=== What to work on ===
Pick out and copy every line below that has the word "with".

- - -

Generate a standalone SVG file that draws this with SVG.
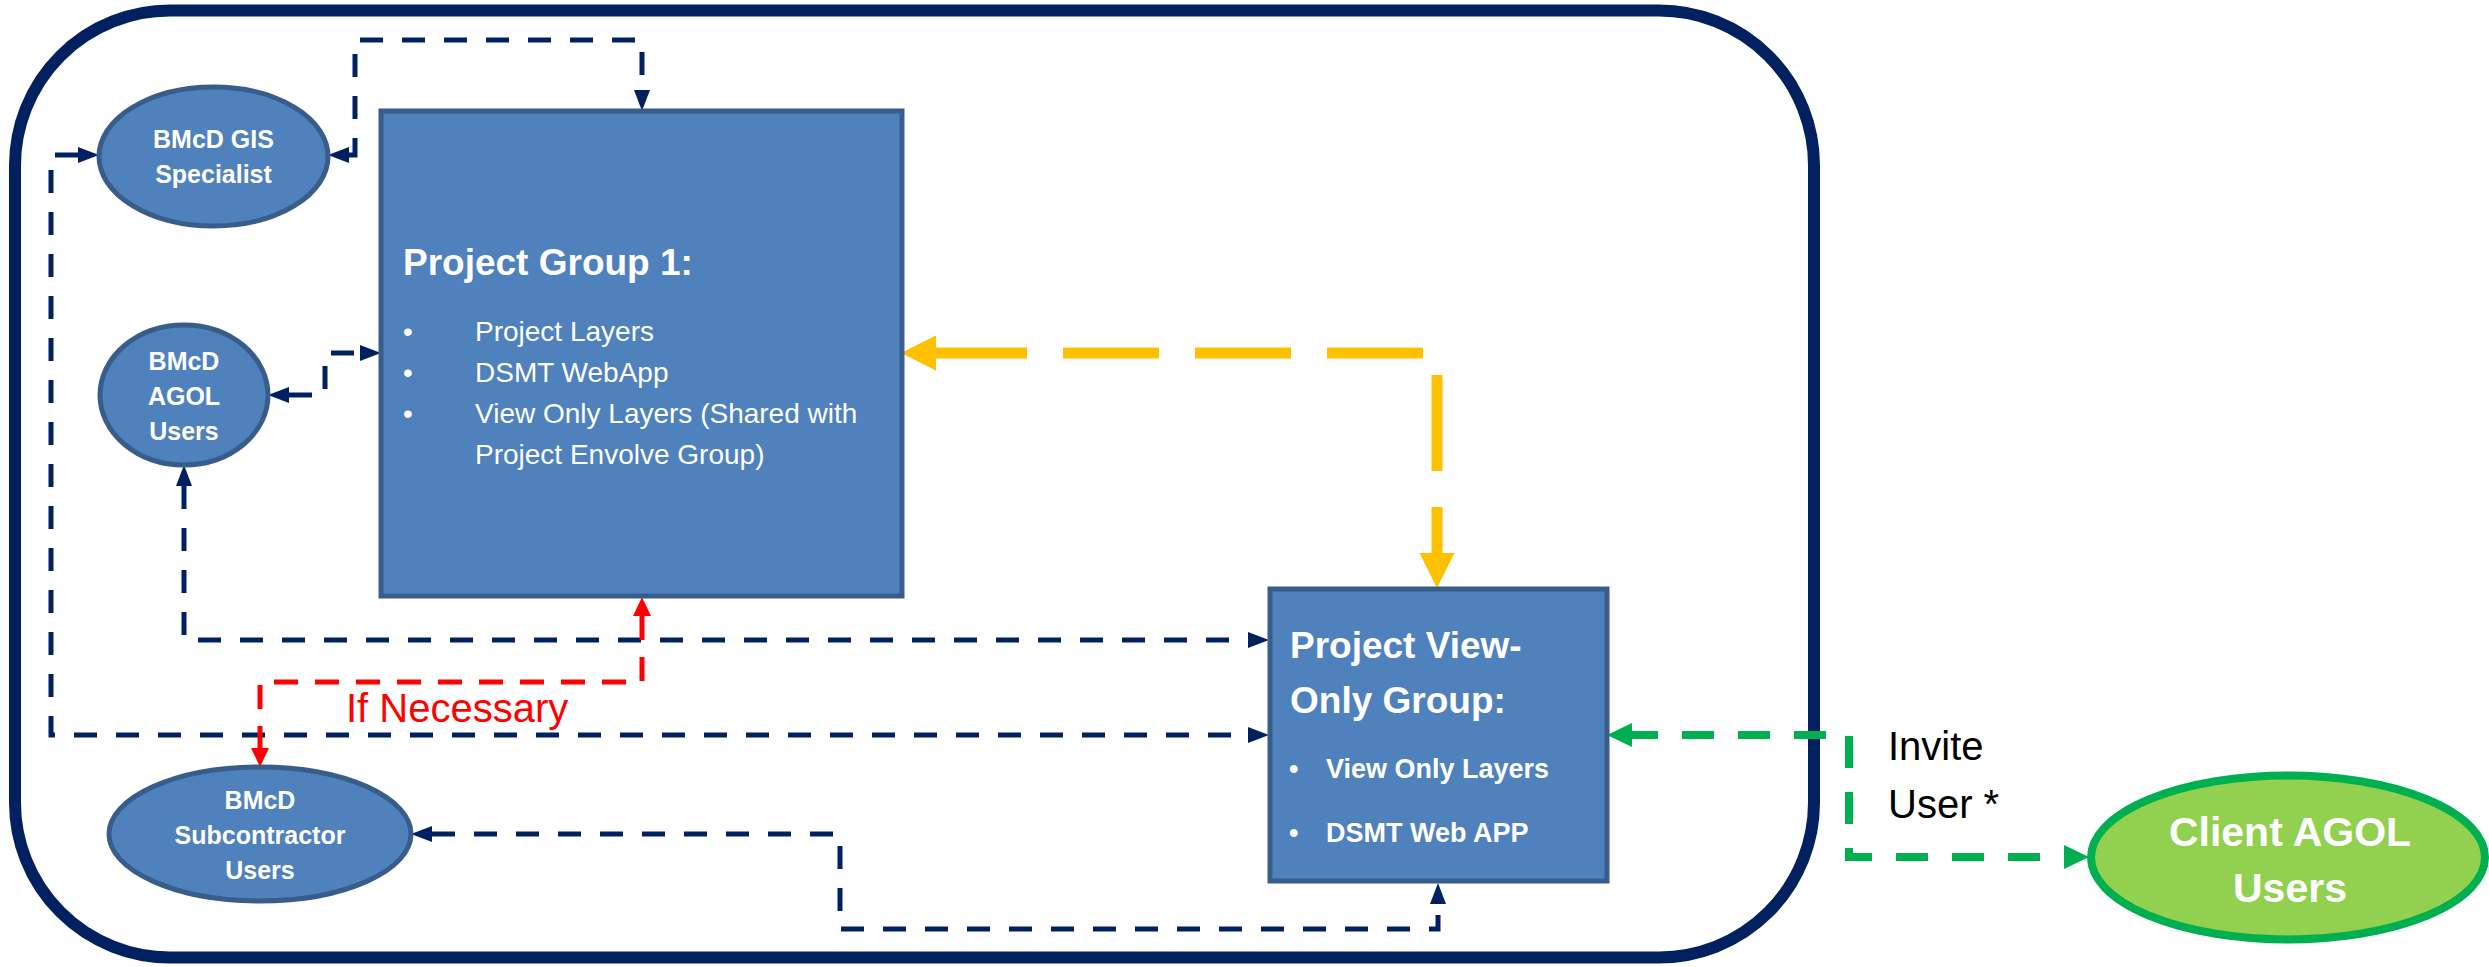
<svg xmlns="http://www.w3.org/2000/svg" width="2489" height="967" viewBox="0 0 2489 967">
<style>
text{font-family:"Liberation Sans",Arial,sans-serif}
.node{fill:#4F81BD;stroke:#385D8A;stroke-width:5}
.wt{fill:#FFFFFF;font-weight:bold}
.navy{fill:none;stroke:#002060;stroke-width:5;stroke-dasharray:23 19}
.red{fill:none;stroke:#FF0000;stroke-width:5;stroke-dasharray:24 17}
.yel{fill:none;stroke:#FFC000;stroke-width:11;stroke-dasharray:96 36;stroke-dashoffset:5}
.grn{fill:none;stroke:#00B050;stroke-width:8;stroke-dasharray:32 24;stroke-dashoffset:6}
</style>
<defs>
<marker id="aN" markerUnits="userSpaceOnUse" viewBox="0 -9 21 18" markerWidth="21" markerHeight="18" refX="0" refY="0" orient="auto-start-reverse"><path d="M0,-8 L21,0 L0,8 Z" fill="#002060"/></marker>
<marker id="aR" markerUnits="userSpaceOnUse" viewBox="0 -10 19 20" markerWidth="19" markerHeight="20" refX="0" refY="0" orient="auto-start-reverse"><path d="M0,-9 L19,0 L0,9 Z" fill="#FF0000"/></marker>
<marker id="aY" markerUnits="userSpaceOnUse" viewBox="0 -18 35 36" markerWidth="35" markerHeight="36" refX="0" refY="0" orient="auto-start-reverse"><path d="M0,-17.5 L35,0 L0,17.5 Z" fill="#FFC000"/></marker>
<marker id="aG" markerUnits="userSpaceOnUse" viewBox="0 -13 25 26" markerWidth="25" markerHeight="26" refX="0" refY="0" orient="auto-start-reverse"><path d="M0,-12 L25,0 L0,12 Z" fill="#00B050"/></marker>
</defs>
<rect x="0" y="0" width="2489" height="967" fill="#FFFFFF"/>
<rect id="frame" x="15" y="10.5" width="1799" height="947" rx="155" ry="155" fill="none" stroke="#002060" stroke-width="12"/>

<g id="connectors">
<path class="navy" d="M349,155 H355 V40 H642 V90" marker-start="url(#aN)" marker-end="url(#aN)"/>
<path class="navy" d="M289,395 H325 V353 H360" marker-start="url(#aN)" marker-end="url(#aN)"/>
<path class="navy" d="M184,486 V640 H1248" marker-start="url(#aN)" marker-end="url(#aN)"/>
<path class="navy" d="M78,155 H51 V735 H1248" marker-start="url(#aN)" marker-end="url(#aN)"/>
<path class="navy" d="M432,834 H840 V929 H1438 V904" marker-start="url(#aN)" marker-end="url(#aN)"/>
<path class="red" d="M642,616 V682 H260 V748" marker-start="url(#aR)" marker-end="url(#aR)"/>
<path class="yel" d="M936,353 H1437 V553" marker-start="url(#aY)" marker-end="url(#aY)"/>
<path class="grn" d="M1632,735 H1849 V857 H2064" marker-start="url(#aG)" marker-end="url(#aG)"/>
</g>

<g id="project-group-1">
<rect class="node" x="381" y="111" width="521" height="485"/>
<text class="wt" x="403" y="275" font-size="37">Project Group 1:</text>
<g fill="#FFFFFF" font-size="28">
<text x="403" y="341">•</text><text x="475" y="341">Project Layers</text>
<text x="403" y="382">•</text><text x="475" y="382">DSMT WebApp</text>
<text x="403" y="423">•</text><text x="475" y="423">View Only Layers (Shared with</text>
<text x="475" y="464">Project Envolve Group)</text>
</g>
</g>

<g id="gis-specialist">
<ellipse class="node" cx="213.5" cy="156.5" rx="114.5" ry="69.5"/>
<text class="wt" x="213.5" y="148" font-size="25" text-anchor="middle">BMcD GIS</text>
<text class="wt" x="213.5" y="183" font-size="25" text-anchor="middle">Specialist</text>
</g>

<g id="agol-users">
<ellipse class="node" cx="184" cy="395" rx="84" ry="70"/>
<text class="wt" x="184" y="370" font-size="25" text-anchor="middle">BMcD</text>
<text class="wt" x="184" y="405" font-size="25" text-anchor="middle">AGOL</text>
<text class="wt" x="184" y="440" font-size="25" text-anchor="middle">Users</text>
</g>

<g id="subcontractor-users">
<ellipse class="node" cx="260" cy="834" rx="151" ry="67"/>
<text class="wt" x="260" y="809" font-size="25" text-anchor="middle">BMcD</text>
<text class="wt" x="260" y="844" font-size="25" text-anchor="middle">Subcontractor</text>
<text class="wt" x="260" y="879" font-size="25" text-anchor="middle">Users</text>
</g>

<g id="view-only-group">
<rect class="node" x="1270" y="589" width="337" height="292"/>
<text class="wt" x="1290" y="658" font-size="37">Project View-</text>
<text class="wt" x="1290" y="713" font-size="37">Only Group:</text>
<text class="wt" x="1289" y="778" font-size="27">•</text>
<text class="wt" x="1326" y="778" font-size="27">View Only Layers</text>
<text class="wt" x="1289" y="842" font-size="27">•</text>
<text class="wt" x="1326" y="842" font-size="27">DSMT Web APP</text>
</g>

<g id="client-agol-users">
<ellipse cx="2288" cy="857.5" rx="197" ry="82" fill="#92D050" stroke="#00B050" stroke-width="8"/>
<text class="wt" x="2290" y="846" font-size="41" text-anchor="middle">Client AGOL</text>
<text class="wt" x="2290" y="902" font-size="41" text-anchor="middle">Users</text>
</g>

<g id="labels">
<text x="346" y="722" font-size="40" fill="#FF0000">If Necessary</text>
<text x="1888" y="760" font-size="40" fill="#000000">Invite</text>
<text x="1888" y="818" font-size="40" fill="#000000">User *</text>
</g>
</svg>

- - -

=== Task response ===
Generate a standalone SVG file that draws this with SVG.
<text x="403" y="423">•</text><text x="475" y="423">View Only Layers (Shared with</text>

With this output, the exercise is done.